Una empresa tiene que negociar medidas duras con los trabajadores. Aumenta los gastos y reduce el beneficio. O tiene que pedir un préstamo. Debe inflar un poco los resultados. Tiene a su alcance cientos de posibilidades de maquillar las cuentas. Y dentro de la legalidad. Aunque también puede hacerlo fuera de ella.

Oriol Amat, autor de Empresas que mienten (Profit Editorial), lo conoce al detalle. El exconsejero de la Comisión Nacional del Mercado de Valores y catedrático de Economía Financiera y Contabilidad avisa de que «casi la mitad de los fraudes contables se destapan por chivatazos», de empleados, clientes y otras personas y una cuarta parte, por casualidad. Apenas entre el 5% y el 15% proceden de las auditorías.

El problema es que «la norma es muy flexible». Un ejemplo: los recursos destinados a investigación y desarrollo se pueden contabilizar como gasto (rebaja los beneficios) o como inversión.
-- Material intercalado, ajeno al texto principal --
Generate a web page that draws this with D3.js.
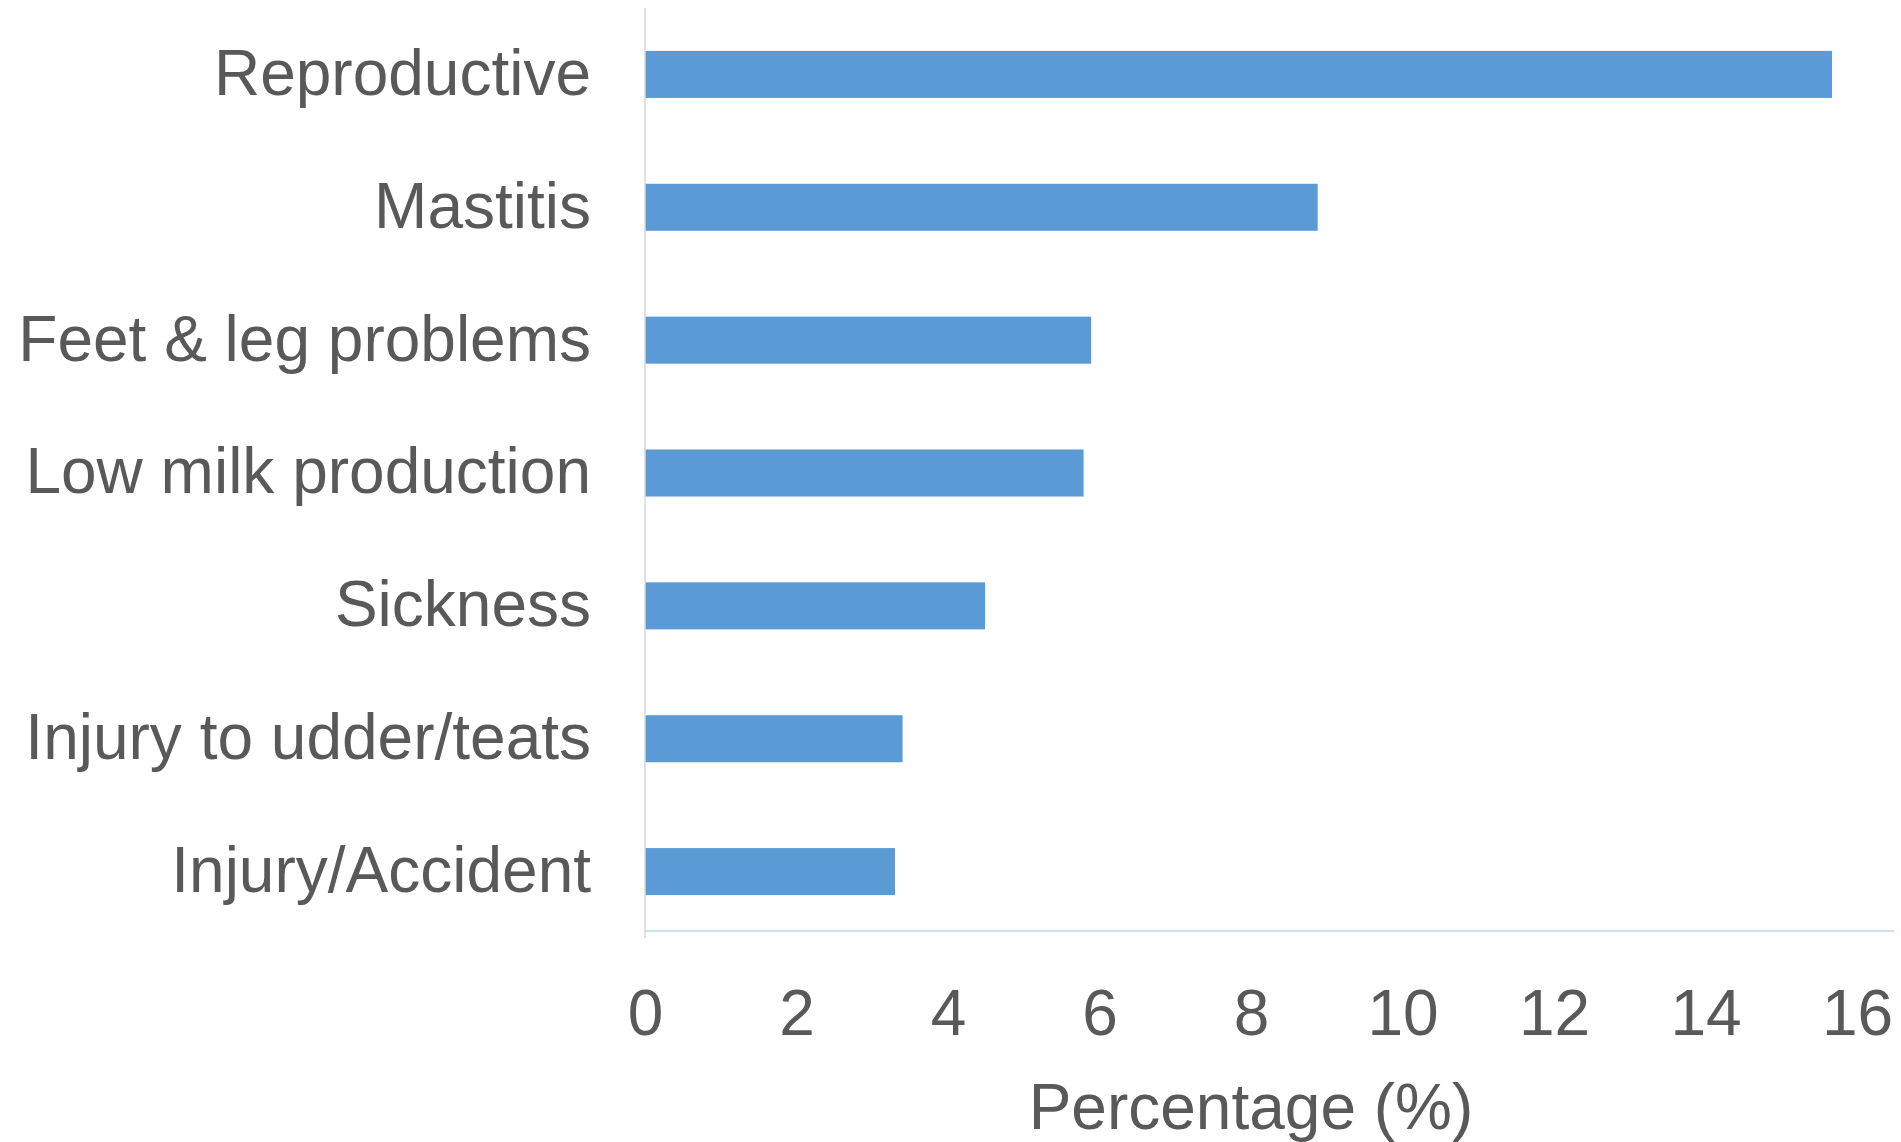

El uso que puede hacerse de los mismos es muy distinto si se quiere pedir una subvención o vender la empresa (dar imagen de más beneficios).

Amat advierte de algunas señales de alerta. Una es el cambio de criterio, saltándose el principio contable de uniformidad. Se puede hacer, no es ilegal, pero hay que incluirlo en las notas de la memoria, que apenas nadie lee, avisa el autor. Alrededor del 30% de las empresas lo hacen.

Lo cierto, añade, «es que la contabilidad no es una ciencia exacta porque no se quiere que lo sea». Por eso apunta propuestas, como sanciones más duras, justicia más rápida y mayores mecanismos de control, para que «dos más dos sean lo más próximo a cuatro posible».

El plan contable de 1973 daba poco margen para el maquillaje, mientras que el del 2007 abrió la mano, en línea con otros países. La propia legalidad ofrece «más de un centenar de operaciones con muchas posibilidades de engañar». La manida «imagen fiel» de las cuentas se queda en una intención.

En su libro, avisa también de los maquillajes ilegales y los indicios. Uno es contar con profusión de filiales y estructuras societarias en paraísos fiscales como islas Cayman; otros son las retribuciones astronómicas de los directivos y la falta de canales de denuncia anónimos.

También analiza el triángulo del fraude. En un vértice está la motivación. Puede ser, por ejemplo, obtener un crédito. Otro es la oportunidad. La falta de canales de denuncia, de auditorías o de controles lo facilitan. El tercero es la racionalización o autojustificación. Amat convierte este triángulo en cuadrilátero, en el que incluye el perfil del defraudador, con su capacidad, arrogancia o intencionalidad.